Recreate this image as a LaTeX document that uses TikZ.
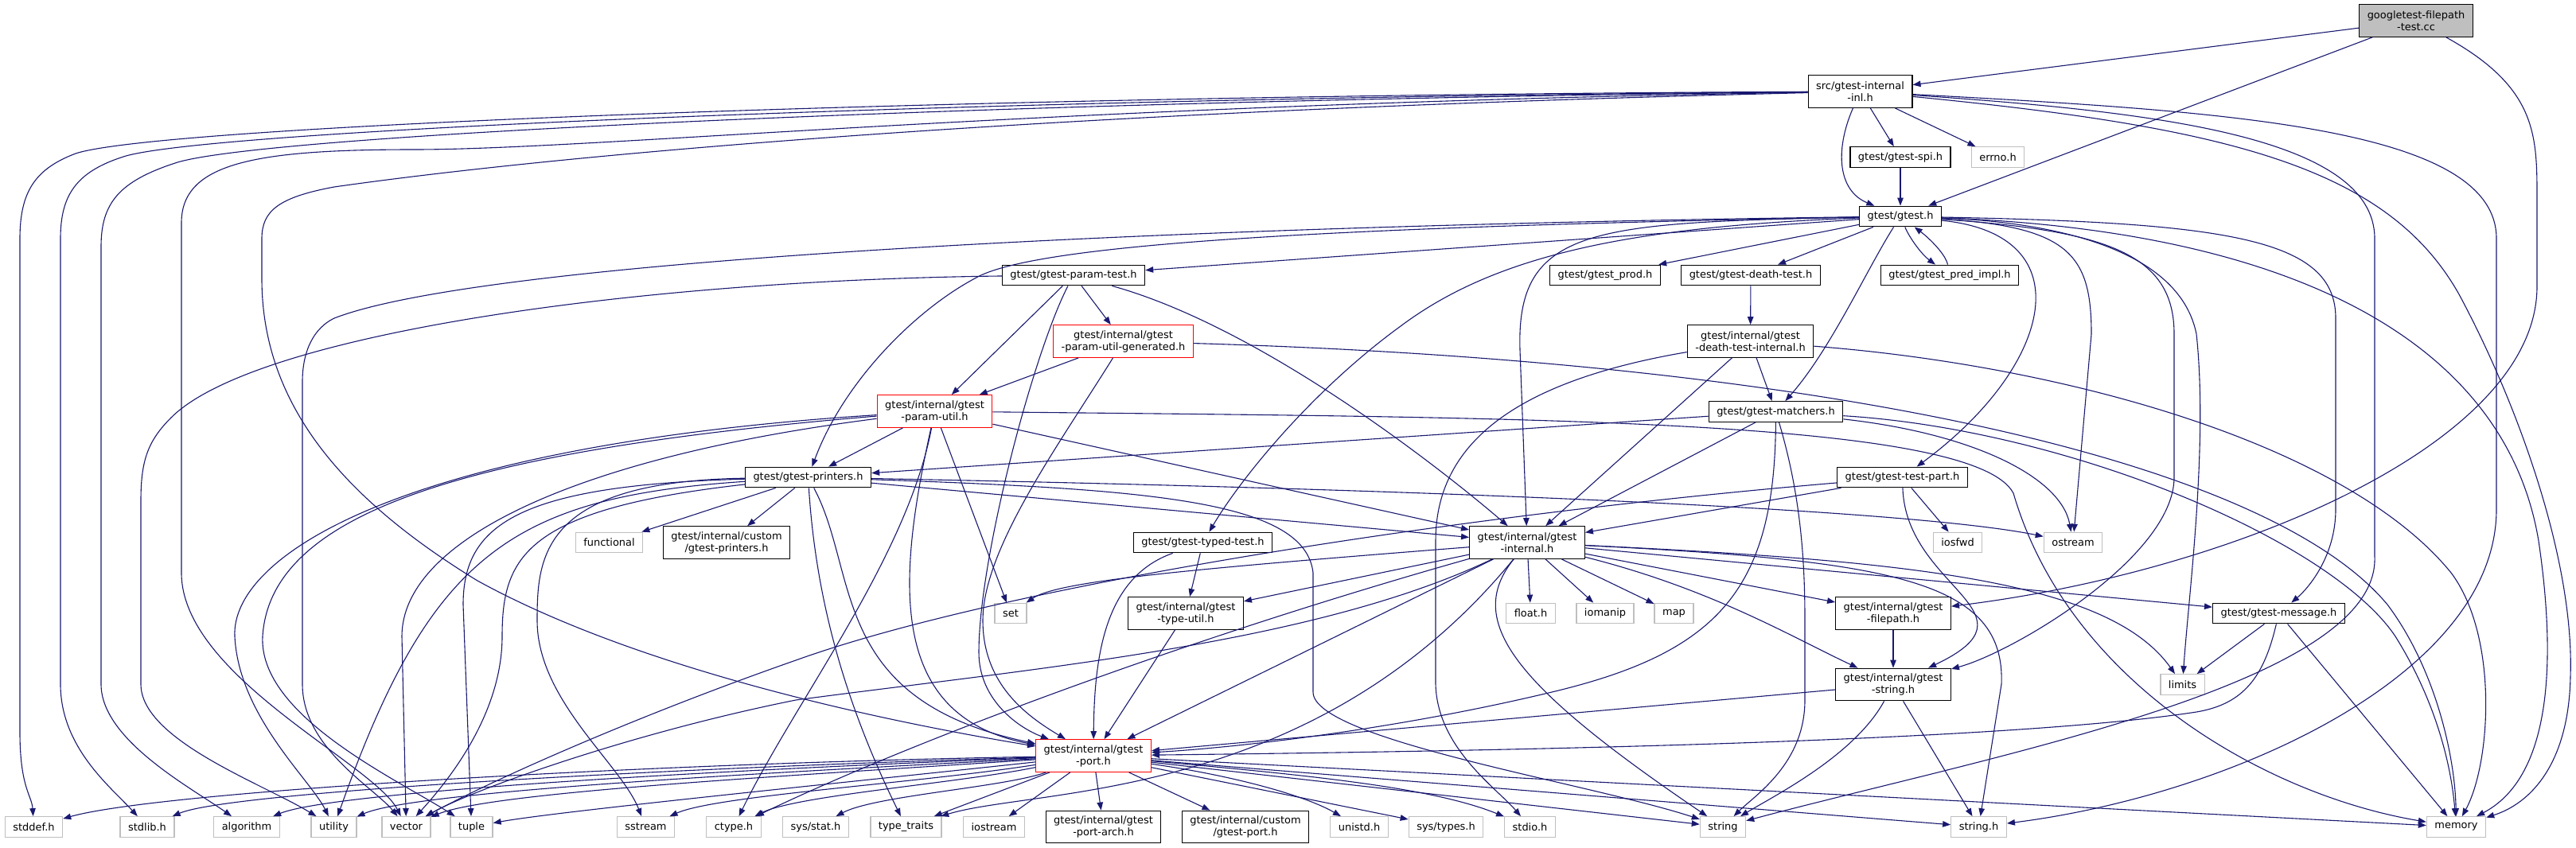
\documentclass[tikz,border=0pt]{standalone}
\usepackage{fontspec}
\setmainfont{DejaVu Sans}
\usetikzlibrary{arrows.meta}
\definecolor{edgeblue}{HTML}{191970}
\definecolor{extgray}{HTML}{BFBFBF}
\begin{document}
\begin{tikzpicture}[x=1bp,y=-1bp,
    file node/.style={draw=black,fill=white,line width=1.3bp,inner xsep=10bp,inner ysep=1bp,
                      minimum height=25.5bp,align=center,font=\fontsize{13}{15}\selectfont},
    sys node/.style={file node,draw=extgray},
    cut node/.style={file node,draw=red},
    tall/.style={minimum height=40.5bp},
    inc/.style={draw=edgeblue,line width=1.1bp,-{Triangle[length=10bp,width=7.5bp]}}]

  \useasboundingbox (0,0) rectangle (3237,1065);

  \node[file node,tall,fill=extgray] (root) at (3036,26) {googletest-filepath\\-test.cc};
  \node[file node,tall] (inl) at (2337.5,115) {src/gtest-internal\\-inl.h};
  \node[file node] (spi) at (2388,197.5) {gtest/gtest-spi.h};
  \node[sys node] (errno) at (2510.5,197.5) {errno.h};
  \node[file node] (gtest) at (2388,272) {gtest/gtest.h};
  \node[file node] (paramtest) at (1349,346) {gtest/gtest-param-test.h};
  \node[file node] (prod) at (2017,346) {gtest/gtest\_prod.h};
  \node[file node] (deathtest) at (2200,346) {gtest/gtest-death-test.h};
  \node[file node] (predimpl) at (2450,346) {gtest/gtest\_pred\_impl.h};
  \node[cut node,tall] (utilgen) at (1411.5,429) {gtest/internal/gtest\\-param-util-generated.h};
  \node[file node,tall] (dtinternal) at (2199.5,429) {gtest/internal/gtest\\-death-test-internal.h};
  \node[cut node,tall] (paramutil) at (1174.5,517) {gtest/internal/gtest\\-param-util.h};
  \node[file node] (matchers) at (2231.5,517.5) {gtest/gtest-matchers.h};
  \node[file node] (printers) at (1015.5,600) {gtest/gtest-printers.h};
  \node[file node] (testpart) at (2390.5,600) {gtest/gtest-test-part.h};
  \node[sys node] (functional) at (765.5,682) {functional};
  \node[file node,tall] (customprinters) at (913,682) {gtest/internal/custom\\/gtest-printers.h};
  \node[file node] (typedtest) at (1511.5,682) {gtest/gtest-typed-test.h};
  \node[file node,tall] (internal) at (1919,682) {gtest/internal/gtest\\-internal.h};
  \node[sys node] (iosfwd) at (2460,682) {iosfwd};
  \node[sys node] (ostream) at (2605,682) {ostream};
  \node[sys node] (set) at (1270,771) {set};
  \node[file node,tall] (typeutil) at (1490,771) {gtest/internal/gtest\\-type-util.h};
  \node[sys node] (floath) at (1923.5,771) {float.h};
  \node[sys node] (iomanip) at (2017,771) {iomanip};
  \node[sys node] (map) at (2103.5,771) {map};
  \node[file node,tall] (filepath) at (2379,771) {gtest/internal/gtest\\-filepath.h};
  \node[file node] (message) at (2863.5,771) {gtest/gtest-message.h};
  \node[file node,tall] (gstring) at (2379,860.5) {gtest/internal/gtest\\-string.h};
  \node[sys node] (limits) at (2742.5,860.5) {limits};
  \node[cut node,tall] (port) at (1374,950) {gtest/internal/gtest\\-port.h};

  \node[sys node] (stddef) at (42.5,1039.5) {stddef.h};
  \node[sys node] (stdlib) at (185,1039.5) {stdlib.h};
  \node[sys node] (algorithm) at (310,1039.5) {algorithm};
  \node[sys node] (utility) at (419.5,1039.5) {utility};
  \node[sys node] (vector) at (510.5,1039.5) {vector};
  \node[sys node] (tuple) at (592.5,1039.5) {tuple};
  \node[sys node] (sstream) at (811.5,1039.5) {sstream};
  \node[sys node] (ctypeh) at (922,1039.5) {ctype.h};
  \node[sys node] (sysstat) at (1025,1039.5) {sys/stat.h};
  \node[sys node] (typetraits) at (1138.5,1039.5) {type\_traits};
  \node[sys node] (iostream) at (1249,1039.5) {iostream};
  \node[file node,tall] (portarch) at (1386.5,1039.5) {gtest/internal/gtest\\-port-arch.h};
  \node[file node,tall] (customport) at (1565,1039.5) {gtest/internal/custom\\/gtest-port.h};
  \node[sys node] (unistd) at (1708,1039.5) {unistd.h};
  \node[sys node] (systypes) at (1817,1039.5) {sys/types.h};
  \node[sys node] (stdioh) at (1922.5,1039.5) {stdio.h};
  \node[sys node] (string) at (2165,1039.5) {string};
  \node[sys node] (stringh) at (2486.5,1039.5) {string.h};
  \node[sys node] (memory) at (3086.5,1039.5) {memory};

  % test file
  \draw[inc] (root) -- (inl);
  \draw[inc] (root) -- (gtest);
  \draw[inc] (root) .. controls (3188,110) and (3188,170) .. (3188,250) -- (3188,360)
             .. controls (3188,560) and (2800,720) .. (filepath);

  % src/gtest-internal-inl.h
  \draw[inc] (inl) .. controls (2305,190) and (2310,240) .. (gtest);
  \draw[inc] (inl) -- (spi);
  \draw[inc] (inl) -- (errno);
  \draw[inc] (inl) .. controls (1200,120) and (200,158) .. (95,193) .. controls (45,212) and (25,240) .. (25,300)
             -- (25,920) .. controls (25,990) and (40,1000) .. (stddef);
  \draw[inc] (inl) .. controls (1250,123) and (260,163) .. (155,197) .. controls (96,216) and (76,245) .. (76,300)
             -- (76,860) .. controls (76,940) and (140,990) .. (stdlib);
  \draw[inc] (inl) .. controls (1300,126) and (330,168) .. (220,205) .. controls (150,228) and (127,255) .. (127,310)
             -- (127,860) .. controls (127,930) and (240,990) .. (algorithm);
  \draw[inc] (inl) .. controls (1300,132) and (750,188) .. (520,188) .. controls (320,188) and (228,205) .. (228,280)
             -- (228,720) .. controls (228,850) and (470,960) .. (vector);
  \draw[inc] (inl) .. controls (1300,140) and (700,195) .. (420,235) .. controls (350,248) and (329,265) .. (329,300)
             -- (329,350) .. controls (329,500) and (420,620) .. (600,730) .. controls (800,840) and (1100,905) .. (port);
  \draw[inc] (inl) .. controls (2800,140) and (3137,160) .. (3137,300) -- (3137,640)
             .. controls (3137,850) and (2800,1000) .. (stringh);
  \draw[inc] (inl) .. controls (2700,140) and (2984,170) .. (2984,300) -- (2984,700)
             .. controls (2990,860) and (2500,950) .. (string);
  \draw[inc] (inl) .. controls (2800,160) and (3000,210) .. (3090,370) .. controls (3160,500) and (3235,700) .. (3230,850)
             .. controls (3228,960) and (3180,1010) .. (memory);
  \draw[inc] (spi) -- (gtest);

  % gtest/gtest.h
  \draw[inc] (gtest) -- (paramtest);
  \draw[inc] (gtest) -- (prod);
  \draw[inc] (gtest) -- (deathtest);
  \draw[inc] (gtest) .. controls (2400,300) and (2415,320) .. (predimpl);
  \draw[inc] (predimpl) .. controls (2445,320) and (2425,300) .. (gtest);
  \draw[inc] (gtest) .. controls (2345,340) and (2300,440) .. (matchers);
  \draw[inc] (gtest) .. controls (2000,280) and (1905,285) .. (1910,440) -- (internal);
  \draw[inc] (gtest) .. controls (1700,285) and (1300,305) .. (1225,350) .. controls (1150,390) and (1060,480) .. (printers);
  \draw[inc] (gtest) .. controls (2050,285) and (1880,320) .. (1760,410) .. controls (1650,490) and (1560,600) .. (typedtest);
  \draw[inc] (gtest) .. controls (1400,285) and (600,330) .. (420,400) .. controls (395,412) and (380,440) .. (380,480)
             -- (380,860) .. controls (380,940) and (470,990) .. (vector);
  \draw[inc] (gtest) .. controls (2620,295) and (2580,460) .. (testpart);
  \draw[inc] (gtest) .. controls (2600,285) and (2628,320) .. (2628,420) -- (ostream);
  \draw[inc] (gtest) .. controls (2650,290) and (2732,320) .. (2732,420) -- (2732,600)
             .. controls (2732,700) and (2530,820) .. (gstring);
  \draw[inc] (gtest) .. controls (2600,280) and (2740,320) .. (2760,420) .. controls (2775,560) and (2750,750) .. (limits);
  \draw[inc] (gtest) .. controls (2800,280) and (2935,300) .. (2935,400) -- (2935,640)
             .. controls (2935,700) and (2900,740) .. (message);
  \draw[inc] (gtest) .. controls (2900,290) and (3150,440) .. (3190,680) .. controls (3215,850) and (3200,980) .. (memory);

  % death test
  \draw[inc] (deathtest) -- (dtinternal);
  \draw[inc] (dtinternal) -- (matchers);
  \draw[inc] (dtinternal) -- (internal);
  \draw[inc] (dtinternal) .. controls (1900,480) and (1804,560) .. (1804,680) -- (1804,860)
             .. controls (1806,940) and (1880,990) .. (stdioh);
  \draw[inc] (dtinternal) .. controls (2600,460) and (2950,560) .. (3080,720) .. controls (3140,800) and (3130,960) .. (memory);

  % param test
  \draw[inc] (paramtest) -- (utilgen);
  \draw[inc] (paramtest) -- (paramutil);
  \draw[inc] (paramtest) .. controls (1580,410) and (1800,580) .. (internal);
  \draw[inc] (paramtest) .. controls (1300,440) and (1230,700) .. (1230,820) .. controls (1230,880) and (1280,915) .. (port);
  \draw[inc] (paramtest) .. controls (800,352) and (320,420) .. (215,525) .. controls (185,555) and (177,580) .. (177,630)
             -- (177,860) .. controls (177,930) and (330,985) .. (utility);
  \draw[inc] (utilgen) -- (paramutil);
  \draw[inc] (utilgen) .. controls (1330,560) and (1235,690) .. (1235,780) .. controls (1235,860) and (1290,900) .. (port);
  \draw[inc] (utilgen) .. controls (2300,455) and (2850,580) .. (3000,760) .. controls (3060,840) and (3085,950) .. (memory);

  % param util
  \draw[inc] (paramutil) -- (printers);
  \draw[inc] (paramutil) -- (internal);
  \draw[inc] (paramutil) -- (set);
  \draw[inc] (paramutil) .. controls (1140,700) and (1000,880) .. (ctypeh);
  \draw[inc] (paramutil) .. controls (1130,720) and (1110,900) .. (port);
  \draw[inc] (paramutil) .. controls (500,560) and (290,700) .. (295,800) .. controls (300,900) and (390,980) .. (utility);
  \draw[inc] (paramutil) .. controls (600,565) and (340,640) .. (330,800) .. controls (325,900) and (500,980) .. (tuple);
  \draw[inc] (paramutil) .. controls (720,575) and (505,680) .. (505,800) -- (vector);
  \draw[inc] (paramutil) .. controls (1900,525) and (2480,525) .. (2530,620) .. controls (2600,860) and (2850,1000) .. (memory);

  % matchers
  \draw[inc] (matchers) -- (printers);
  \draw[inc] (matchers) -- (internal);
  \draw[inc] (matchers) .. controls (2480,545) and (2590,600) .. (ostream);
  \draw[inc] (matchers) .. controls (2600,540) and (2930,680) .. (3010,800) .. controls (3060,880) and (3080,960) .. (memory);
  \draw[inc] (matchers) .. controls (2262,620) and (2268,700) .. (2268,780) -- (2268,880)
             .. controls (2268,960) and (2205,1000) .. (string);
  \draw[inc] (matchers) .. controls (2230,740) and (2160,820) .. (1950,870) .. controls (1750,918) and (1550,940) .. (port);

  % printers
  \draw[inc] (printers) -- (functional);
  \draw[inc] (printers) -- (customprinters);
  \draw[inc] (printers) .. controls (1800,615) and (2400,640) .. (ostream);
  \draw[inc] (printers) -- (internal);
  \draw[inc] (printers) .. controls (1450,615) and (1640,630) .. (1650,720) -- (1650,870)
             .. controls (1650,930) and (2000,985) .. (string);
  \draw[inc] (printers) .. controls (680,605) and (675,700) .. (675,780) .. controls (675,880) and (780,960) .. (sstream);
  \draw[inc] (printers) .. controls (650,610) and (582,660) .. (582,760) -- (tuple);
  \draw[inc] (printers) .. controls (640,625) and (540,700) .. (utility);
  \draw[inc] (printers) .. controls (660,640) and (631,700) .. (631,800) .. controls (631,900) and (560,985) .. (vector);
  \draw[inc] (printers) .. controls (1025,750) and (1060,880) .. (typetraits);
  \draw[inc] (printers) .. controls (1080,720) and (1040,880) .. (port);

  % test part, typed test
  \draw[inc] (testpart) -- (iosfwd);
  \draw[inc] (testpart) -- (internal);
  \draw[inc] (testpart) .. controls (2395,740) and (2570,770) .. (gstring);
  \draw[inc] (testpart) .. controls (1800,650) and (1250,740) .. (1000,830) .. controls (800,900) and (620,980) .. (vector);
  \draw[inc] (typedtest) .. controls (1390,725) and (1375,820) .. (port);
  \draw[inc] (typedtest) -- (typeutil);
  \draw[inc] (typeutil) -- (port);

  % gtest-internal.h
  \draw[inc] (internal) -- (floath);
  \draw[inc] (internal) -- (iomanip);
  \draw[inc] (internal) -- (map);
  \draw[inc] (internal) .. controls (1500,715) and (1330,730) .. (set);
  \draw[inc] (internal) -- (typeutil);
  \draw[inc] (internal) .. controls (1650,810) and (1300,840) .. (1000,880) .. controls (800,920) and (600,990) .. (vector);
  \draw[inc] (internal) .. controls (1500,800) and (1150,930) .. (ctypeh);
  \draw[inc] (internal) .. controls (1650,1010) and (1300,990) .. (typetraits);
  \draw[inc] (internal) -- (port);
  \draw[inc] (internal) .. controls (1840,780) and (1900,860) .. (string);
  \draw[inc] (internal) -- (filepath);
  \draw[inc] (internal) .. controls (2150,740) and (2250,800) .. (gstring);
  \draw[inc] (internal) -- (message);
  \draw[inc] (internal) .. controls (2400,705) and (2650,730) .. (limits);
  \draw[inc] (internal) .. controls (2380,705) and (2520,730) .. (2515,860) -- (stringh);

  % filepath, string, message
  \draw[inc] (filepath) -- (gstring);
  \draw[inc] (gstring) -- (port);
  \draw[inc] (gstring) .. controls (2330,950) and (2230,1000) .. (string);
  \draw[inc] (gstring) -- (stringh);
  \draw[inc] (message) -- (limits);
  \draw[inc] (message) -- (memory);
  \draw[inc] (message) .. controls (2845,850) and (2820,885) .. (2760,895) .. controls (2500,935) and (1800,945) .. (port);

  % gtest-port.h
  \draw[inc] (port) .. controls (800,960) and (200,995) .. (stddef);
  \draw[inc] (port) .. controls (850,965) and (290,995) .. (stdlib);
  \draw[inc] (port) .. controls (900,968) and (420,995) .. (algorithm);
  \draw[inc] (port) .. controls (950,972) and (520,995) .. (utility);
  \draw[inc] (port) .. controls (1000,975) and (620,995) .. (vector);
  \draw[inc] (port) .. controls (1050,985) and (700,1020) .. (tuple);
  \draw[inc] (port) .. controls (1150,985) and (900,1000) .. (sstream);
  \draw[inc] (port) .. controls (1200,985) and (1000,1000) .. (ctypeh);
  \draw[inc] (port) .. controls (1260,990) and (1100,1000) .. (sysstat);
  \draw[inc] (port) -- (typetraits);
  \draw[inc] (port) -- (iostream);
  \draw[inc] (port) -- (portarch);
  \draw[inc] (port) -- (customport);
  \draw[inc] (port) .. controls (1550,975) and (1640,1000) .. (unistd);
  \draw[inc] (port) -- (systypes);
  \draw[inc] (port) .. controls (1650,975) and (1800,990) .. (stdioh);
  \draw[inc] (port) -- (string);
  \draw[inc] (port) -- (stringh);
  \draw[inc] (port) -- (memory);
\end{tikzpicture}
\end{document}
- - - - - - -
Omitting all pictures, restate exactly the lines of the material from its start through the line that contains "(0,0) rectangle (3237,1065);".

Recreate this image as a LaTeX document that uses TikZ.
\documentclass[tikz,border=0pt]{standalone}
\usepackage{fontspec}
\setmainfont{DejaVu Sans}
\usetikzlibrary{arrows.meta}
\definecolor{edgeblue}{HTML}{191970}
\definecolor{extgray}{HTML}{BFBFBF}
\begin{document}
\begin{tikzpicture}[x=1bp,y=-1bp,
    file node/.style={draw=black,fill=white,line width=1.3bp,inner xsep=10bp,inner ysep=1bp,
                      minimum height=25.5bp,align=center,font=\fontsize{13}{15}\selectfont},
    sys node/.style={file node,draw=extgray},
    cut node/.style={file node,draw=red},
    tall/.style={minimum height=40.5bp},
    inc/.style={draw=edgeblue,line width=1.1bp,-{Triangle[length=10bp,width=7.5bp]}}]

  \useasboundingbox (0,0) rectangle (3237,1065);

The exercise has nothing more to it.